A Dark Truth – Begosian (Andy Garcia) is an ex-CIA operative who has left the agency to pursue his first love, Radio Talk Show Host. He is hired by a corporate whistle-blower (Deborah Kara Unger) to investigate her company’s involvement in a South American incident that cost a lot of innocence lives. While on mission, Begosian meets up with two activists (Eva Longoria and Forest Whitaker) and begins to learn the truth. All of this is wrapped up in drinking water, something that is depleting faster than people want to talk about, and because of that, they are labeling this movie an “Environmental Thriller,” how creative. Damian Lee directs this low-budget movie, which has been available via VOD since November, and will now see a limited theatrical run from Magnolia Pictures.
My Brooklyn – Gentrification only works for those with money. For those without, tough titty, please don’t get in the way of progress. Kelly Anderson documents the changing face of Brooklyn, a place that use to attract low rents, artist, Bohemians, urbans, immigrants… Now it is a stomping ground for Mayor Michael Bloomberg and a lot of high-end retail shopping stores. Many different opinions and point of views is on display in this doc, but the subtext to all this talk of gentrification really comes down to racial and economic diversity. Gentrification is consumerism disguised as progress. Bloomberg wants to bring in luxury living and high-end retail stores: money attracts money. Sounds great if you are on the right side of things, but someone has to be displaced for all this to work.

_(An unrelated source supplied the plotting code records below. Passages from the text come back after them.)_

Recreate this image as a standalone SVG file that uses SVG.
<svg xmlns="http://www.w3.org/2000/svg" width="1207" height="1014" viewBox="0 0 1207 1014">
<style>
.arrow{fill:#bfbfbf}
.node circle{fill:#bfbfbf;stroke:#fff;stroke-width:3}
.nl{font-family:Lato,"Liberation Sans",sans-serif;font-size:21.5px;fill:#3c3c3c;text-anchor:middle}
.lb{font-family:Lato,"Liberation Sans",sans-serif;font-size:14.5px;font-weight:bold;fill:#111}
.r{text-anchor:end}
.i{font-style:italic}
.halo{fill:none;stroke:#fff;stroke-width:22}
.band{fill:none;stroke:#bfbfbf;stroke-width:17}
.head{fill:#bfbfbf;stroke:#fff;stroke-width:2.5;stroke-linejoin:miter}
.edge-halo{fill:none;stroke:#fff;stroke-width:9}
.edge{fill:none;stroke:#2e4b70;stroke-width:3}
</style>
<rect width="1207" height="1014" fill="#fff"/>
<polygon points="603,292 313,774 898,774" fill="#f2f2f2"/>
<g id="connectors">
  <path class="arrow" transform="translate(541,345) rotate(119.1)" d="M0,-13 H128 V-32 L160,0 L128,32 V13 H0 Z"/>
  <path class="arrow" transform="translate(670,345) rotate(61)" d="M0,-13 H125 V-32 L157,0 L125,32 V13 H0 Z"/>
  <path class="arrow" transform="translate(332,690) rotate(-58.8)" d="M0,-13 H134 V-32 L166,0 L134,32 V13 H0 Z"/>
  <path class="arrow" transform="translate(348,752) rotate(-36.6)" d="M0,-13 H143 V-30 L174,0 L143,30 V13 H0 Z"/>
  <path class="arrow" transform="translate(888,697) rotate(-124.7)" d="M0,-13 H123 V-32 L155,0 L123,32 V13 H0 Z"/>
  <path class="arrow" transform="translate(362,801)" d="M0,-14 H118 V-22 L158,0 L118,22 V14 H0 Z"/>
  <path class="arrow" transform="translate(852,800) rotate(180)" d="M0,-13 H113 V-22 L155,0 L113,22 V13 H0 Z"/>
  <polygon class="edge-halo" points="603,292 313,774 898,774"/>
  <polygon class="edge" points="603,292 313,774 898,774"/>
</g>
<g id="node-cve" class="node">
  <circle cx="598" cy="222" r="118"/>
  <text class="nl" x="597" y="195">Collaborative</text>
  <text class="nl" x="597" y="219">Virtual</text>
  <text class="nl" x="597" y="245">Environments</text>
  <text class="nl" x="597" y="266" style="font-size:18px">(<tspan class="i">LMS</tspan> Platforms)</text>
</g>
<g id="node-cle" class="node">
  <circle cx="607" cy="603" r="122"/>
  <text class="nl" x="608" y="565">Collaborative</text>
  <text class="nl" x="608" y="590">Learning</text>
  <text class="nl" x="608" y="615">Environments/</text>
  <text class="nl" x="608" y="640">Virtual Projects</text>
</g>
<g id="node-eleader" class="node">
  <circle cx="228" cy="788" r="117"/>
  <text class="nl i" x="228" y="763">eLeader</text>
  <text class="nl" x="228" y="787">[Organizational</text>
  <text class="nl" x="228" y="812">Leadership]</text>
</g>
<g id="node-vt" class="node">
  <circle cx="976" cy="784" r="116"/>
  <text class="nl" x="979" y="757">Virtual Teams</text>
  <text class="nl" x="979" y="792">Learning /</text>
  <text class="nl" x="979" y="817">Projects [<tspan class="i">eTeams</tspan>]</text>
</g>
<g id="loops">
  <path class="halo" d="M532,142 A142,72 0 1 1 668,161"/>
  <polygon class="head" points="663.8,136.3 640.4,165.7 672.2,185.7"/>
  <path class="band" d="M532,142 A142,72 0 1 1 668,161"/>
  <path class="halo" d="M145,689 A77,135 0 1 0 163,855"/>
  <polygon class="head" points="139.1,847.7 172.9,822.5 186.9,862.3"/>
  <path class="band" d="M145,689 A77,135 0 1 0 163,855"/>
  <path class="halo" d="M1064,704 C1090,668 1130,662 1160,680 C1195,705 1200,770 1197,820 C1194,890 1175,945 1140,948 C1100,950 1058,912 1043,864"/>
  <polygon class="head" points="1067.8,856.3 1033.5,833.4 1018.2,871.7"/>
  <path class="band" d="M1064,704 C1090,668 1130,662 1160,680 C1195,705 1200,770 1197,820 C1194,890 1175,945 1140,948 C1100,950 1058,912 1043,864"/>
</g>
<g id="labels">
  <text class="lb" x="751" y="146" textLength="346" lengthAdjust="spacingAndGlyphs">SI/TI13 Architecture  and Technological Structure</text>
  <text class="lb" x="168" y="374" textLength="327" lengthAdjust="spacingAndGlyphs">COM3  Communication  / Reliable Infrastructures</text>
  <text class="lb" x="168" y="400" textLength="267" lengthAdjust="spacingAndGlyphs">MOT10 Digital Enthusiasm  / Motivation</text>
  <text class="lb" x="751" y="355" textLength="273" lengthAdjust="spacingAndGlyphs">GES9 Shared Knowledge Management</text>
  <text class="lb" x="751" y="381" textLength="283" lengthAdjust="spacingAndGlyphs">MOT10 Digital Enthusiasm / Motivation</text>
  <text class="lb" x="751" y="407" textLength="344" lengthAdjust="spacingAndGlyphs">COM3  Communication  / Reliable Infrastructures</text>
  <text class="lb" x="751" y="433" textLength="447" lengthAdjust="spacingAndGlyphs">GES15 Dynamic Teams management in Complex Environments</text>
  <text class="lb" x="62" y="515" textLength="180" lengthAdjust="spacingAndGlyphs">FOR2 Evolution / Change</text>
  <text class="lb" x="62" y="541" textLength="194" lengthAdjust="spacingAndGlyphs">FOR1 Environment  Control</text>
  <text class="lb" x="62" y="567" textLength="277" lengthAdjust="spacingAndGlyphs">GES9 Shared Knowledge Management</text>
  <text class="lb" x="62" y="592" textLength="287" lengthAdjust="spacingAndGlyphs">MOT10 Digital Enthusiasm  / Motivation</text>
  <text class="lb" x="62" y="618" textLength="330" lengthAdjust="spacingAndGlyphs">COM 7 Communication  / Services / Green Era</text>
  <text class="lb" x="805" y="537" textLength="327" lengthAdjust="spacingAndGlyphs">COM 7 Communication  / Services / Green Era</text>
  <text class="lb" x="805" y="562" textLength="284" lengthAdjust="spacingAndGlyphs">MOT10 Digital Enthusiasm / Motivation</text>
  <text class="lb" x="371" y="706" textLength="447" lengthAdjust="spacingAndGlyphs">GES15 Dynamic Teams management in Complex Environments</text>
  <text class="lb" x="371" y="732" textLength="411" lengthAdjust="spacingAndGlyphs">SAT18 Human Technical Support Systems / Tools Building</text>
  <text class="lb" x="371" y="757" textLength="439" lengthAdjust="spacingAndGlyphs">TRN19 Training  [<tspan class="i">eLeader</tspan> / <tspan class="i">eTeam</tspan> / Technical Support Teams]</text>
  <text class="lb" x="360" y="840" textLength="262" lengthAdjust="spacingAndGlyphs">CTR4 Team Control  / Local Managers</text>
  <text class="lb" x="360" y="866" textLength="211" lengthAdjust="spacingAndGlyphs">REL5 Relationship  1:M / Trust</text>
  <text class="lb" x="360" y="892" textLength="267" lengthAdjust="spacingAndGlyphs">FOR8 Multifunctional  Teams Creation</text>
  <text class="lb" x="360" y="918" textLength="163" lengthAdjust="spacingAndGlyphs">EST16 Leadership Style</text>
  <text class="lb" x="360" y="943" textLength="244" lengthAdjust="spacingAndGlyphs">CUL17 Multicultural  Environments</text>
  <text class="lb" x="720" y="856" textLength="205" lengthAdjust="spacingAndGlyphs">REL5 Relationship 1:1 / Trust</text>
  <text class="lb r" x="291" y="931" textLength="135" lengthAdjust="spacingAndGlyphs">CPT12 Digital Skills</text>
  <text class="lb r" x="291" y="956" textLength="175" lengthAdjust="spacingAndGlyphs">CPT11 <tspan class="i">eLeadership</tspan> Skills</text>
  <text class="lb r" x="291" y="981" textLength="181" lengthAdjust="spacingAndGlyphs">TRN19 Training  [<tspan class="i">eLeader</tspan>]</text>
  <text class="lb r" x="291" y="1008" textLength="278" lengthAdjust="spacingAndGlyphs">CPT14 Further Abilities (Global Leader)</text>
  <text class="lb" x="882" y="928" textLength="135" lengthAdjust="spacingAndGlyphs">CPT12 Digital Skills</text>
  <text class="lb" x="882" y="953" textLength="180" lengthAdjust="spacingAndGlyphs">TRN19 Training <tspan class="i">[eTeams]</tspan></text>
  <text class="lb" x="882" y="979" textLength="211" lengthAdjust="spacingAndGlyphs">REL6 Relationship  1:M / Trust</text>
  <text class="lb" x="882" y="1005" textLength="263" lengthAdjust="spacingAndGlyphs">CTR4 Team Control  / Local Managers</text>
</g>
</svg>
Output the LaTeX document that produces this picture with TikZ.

When you look at the people who have staked their claims but can no longer afford the changing neighborhood, what do we tell them? These are the people who built and maintained the community. These people are the living history of a city. What obligation do we as a community have toward our history, our future, and our citizens? Friday starts a one-week release from IFP.
Texas Chainsaw 3D – Who could have predicted that Tobe Hooper’s 1974 horror classic The Texas Chainsaw Massacre would have spawned a whole franchise of sequels and remakes? You know the events, or if you don’t you probably won’t care to know them, but a quick recap: A group of teenagers visit an abandoned mansion for a weekend of sex and drugs. The mansion in question actually belongs to Leatherface, the chainsaw wielding cannibal that likes to wear his victims face like a mask. Oops. Hope you like 3-D, because there will be no shortage of chainsaws coming out at you. John Lussenhop directs this remake/sequel/cash grab. Out in wide release from Lionsgate.